Когда всё, что имелось в школьной библиотеке, было прочитано, я стал добывать книги у друзей и знакомых. Как только прослышу, что у кого-то есть незнакомые мне книжки — прошу дать почитать. На пару дней, на одну ночь. Помню, в нашей школе был ученик Бобровский, кажется, из деревни Чамеречино. Его то ли отец, то ли дед был учителем еще в царское время и оставил после себя целый сундук книг. Вот это было сокровище! Зимой Бобровский приносил мне книги в школу, а летом я сам бегал за ними к нему домой. Читал в основном издания XIX века — Мамина-Сибиряка, Короленко, Станюковича, Помяловского, прочел несколько романов Шеллер-Михайлова. В том же сундуке нашел редкую по тем временам книгу Жюль Верна «Из пушки на Луну», которая мне очень понравилась. Узнав, что на белорусском языке этой книги нет, я перевел ее полностью и отправил перевод в Минск, в газету «Піянер Беларусі», чтобы там напечатали и познакомили белорусских детей с этим произведением. Наивно, конечно, но это было глубокое движение души — книжный мир стал для меня не менее реальным, чем тот, в котором я жил, однако влияние на формирование души книги оказывали более важное, нежели реальность. Тогда, в детстве…
Поэзия, в том числе и русская классическая, трогала мало. Немного позже, в юности, стал нравится Лермонтов. А почему — я понял, прочитав после войны у Бунина, что именно Лермонтов, а вовсе не Пушкин — первый поэт России.
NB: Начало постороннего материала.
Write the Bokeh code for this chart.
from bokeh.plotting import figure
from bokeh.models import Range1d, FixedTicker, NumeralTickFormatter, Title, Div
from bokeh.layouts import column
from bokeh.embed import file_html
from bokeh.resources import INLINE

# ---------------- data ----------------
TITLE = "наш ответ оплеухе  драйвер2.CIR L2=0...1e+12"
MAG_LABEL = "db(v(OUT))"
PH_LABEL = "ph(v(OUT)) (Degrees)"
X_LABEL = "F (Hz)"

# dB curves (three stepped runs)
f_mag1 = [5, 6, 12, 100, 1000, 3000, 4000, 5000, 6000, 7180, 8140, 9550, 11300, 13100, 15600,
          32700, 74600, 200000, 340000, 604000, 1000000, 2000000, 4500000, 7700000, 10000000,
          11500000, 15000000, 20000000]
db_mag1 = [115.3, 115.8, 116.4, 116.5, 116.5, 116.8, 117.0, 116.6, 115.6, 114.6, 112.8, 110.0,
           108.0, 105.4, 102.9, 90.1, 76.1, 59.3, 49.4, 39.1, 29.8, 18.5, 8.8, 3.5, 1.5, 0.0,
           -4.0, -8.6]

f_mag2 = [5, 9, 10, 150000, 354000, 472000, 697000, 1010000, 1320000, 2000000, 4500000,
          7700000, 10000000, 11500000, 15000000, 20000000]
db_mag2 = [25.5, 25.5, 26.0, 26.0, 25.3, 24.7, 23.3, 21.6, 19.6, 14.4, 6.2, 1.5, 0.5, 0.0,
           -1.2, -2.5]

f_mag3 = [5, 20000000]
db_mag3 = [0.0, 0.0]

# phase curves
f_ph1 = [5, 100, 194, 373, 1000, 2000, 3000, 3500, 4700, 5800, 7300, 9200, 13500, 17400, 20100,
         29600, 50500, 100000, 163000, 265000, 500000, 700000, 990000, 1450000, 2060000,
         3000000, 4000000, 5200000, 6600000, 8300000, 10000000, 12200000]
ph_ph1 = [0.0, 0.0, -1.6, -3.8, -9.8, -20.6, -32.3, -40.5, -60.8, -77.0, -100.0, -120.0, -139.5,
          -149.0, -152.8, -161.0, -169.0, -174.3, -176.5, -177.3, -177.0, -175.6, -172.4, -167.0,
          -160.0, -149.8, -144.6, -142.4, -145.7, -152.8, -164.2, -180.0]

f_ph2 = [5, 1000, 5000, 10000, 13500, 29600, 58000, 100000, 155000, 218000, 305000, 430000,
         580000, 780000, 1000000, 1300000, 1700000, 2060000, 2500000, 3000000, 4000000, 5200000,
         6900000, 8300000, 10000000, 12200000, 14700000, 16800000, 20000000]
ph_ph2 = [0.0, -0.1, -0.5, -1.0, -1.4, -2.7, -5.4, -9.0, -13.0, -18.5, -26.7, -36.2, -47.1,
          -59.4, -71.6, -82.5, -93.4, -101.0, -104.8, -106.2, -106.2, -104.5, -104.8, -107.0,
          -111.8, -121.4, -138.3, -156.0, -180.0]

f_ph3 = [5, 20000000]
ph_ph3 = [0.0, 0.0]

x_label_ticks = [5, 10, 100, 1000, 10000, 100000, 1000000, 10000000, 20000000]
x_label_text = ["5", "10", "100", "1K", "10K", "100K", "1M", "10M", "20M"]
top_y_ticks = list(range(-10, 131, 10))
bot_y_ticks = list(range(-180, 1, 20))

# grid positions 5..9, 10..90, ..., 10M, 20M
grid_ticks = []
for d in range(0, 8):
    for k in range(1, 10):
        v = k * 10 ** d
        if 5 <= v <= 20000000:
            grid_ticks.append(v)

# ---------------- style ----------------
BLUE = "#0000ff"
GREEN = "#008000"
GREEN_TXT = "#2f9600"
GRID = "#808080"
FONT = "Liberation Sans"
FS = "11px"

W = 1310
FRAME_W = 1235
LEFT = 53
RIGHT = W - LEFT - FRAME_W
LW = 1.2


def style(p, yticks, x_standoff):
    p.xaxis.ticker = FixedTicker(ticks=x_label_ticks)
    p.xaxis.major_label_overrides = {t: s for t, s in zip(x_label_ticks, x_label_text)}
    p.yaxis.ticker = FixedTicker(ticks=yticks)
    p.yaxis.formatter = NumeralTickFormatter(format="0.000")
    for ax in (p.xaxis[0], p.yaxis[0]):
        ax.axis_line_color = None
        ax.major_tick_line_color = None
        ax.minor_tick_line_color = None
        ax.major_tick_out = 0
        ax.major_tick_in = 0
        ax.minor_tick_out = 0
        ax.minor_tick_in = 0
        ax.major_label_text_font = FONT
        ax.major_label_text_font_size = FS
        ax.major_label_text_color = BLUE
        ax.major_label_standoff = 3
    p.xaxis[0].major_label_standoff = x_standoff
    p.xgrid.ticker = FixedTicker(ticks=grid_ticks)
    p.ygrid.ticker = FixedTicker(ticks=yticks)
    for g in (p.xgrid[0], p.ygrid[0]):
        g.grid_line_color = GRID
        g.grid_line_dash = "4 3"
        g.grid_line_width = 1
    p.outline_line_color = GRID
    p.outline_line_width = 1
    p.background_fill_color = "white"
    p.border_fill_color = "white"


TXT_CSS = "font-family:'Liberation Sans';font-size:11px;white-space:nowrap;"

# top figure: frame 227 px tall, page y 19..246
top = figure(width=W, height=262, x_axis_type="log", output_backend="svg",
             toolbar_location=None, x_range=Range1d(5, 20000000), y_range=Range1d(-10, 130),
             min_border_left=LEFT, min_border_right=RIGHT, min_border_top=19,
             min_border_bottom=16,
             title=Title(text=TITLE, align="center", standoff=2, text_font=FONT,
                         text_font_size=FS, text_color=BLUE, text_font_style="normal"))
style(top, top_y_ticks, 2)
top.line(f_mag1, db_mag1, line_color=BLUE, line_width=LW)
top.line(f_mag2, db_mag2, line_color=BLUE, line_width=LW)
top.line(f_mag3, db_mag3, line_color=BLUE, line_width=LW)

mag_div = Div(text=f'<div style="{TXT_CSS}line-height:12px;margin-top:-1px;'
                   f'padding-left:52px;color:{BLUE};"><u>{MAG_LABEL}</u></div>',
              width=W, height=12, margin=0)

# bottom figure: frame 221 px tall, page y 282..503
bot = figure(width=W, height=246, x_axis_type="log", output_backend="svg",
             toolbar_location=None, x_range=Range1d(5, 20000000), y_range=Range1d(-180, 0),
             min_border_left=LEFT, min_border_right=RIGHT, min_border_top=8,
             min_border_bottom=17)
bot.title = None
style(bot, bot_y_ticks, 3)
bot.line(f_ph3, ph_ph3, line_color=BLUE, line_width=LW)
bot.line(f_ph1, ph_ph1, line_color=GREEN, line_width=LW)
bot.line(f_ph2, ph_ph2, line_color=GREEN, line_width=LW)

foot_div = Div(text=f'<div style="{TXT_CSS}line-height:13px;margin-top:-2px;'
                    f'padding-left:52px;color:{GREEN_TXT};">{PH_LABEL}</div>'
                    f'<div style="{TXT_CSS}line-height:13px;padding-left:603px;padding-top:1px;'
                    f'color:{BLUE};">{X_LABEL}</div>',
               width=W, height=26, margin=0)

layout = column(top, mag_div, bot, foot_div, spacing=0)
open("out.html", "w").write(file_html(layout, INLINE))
Несколько лет подряд я сидел в школе за одной партой с Шуркой Андрейчиком. Это был тихий, задумчивый паренек, хорошо успевал по математике. Лучше меня. Но я лучше писал диктанты и сочинения. И вот мы договорились, образовали, так оказать, кооперацию: он мне помогал по математике, а я ему по грамматике и литературе. Со временем я совсем обнаглел и на уроках математики читал, положив книгу на колени. Продолжалось это долго, пока однажды директор школы Слимборский, который преподавал математику, не поймал меня с поличным и не поставил «двойку». Пришлось исправляться. Стыдно стало, потому что по всем остальным предметам у меня были пятерки.[27]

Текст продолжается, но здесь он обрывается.